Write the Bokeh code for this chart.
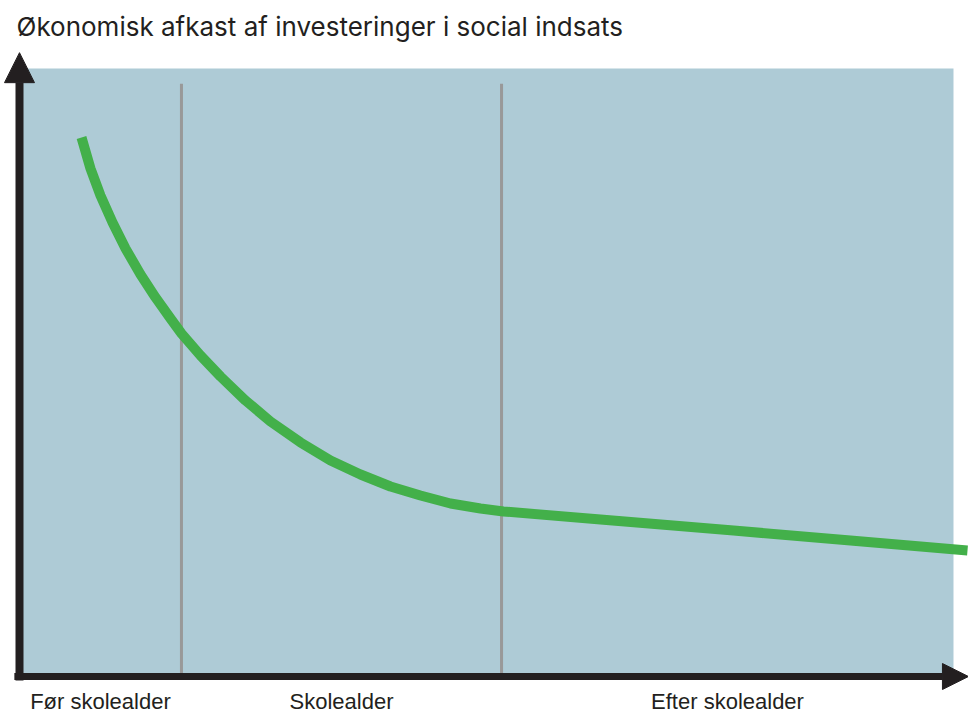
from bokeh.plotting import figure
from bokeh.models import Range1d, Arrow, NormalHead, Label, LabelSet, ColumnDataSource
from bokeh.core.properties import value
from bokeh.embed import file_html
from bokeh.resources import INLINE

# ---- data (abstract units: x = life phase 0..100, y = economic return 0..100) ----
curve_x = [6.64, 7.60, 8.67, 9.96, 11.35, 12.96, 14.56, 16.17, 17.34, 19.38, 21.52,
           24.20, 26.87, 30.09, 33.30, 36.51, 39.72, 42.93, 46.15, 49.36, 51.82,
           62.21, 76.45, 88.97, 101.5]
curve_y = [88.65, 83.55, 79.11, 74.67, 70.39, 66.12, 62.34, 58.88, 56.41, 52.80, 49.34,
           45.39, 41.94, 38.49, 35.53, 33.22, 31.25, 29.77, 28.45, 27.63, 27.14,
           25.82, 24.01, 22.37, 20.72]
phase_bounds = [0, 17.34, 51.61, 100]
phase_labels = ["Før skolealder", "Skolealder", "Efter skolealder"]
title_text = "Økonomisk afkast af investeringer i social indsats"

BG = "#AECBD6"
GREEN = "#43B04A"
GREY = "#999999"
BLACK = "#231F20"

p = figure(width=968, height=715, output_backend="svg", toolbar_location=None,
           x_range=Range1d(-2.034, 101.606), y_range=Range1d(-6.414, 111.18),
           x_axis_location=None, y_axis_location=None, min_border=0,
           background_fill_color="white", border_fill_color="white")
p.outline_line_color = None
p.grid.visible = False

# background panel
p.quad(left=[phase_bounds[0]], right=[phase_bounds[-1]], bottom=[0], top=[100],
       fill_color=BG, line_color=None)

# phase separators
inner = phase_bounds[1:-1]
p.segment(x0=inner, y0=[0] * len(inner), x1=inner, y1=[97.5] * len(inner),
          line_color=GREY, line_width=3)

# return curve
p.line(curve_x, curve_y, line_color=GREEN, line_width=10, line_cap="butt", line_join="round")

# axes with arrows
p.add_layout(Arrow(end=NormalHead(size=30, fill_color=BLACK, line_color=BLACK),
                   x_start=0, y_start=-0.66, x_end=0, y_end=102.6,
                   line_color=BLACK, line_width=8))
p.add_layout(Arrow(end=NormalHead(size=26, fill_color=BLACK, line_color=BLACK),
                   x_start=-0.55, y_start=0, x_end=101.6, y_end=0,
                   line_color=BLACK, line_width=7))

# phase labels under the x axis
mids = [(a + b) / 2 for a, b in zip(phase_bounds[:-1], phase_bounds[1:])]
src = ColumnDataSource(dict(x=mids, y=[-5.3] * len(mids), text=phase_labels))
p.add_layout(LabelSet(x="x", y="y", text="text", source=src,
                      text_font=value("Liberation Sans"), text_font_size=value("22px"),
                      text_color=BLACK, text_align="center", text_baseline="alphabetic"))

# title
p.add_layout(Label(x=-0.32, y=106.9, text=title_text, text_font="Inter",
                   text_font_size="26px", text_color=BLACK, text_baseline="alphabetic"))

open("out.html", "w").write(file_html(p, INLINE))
○ ○ ○
* DIRECTIONS FOR THIS TASK
Repeat the data in full and exactly. Omit pictures.

* CORRECT ANSWER
Write the Bokeh code for this chart.
from bokeh.plotting import figure
from bokeh.models import Range1d, Arrow, NormalHead, Label, LabelSet, ColumnDataSource
from bokeh.core.properties import value
from bokeh.embed import file_html
from bokeh.resources import INLINE

# ---- data (abstract units: x = life phase 0..100, y = economic return 0..100) ----
curve_x = [6.64, 7.60, 8.67, 9.96, 11.35, 12.96, 14.56, 16.17, 17.34, 19.38, 21.52,
           24.20, 26.87, 30.09, 33.30, 36.51, 39.72, 42.93, 46.15, 49.36, 51.82,
           62.21, 76.45, 88.97, 101.5]
curve_y = [88.65, 83.55, 79.11, 74.67, 70.39, 66.12, 62.34, 58.88, 56.41, 52.80, 49.34,
           45.39, 41.94, 38.49, 35.53, 33.22, 31.25, 29.77, 28.45, 27.63, 27.14,
           25.82, 24.01, 22.37, 20.72]
phase_bounds = [0, 17.34, 51.61, 100]
phase_labels = ["Før skolealder", "Skolealder", "Efter skolealder"]
title_text = "Økonomisk afkast af investeringer i social indsats"

BG = "#AECBD6"
GREEN = "#43B04A"
GREY = "#999999"
BLACK = "#231F20"

p = figure(width=968, height=715, output_backend="svg", toolbar_location=None,
           x_range=Range1d(-2.034, 101.606), y_range=Range1d(-6.414, 111.18),
           x_axis_location=None, y_axis_location=None, min_border=0,
           background_fill_color="white", border_fill_color="white")
p.outline_line_color = None
p.grid.visible = False

# background panel
p.quad(left=[phase_bounds[0]], right=[phase_bounds[-1]], bottom=[0], top=[100],
       fill_color=BG, line_color=None)

# phase separators
inner = phase_bounds[1:-1]
p.segment(x0=inner, y0=[0] * len(inner), x1=inner, y1=[97.5] * len(inner),
          line_color=GREY, line_width=3)

# return curve
p.line(curve_x, curve_y, line_color=GREEN, line_width=10, line_cap="butt", line_join="round")

# axes with arrows
p.add_layout(Arrow(end=NormalHead(size=30, fill_color=BLACK, line_color=BLACK),
                   x_start=0, y_start=-0.66, x_end=0, y_end=102.6,
                   line_color=BLACK, line_width=8))
p.add_layout(Arrow(end=NormalHead(size=26, fill_color=BLACK, line_color=BLACK),
                   x_start=-0.55, y_start=0, x_end=101.6, y_end=0,
                   line_color=BLACK, line_width=7))

# phase labels under the x axis
mids = [(a + b) / 2 for a, b in zip(phase_bounds[:-1], phase_bounds[1:])]
src = ColumnDataSource(dict(x=mids, y=[-5.3] * len(mids), text=phase_labels))
p.add_layout(LabelSet(x="x", y="y", text="text", source=src,
                      text_font=value("Liberation Sans"), text_font_size=value("22px"),
                      text_color=BLACK, text_align="center", text_baseline="alphabetic"))

# title
p.add_layout(Label(x=-0.32, y=106.9, text=title_text, text_font="Inter",
                   text_font_size="26px", text_color=BLACK, text_baseline="alphabetic"))

open("out.html", "w").write(file_html(p, INLINE))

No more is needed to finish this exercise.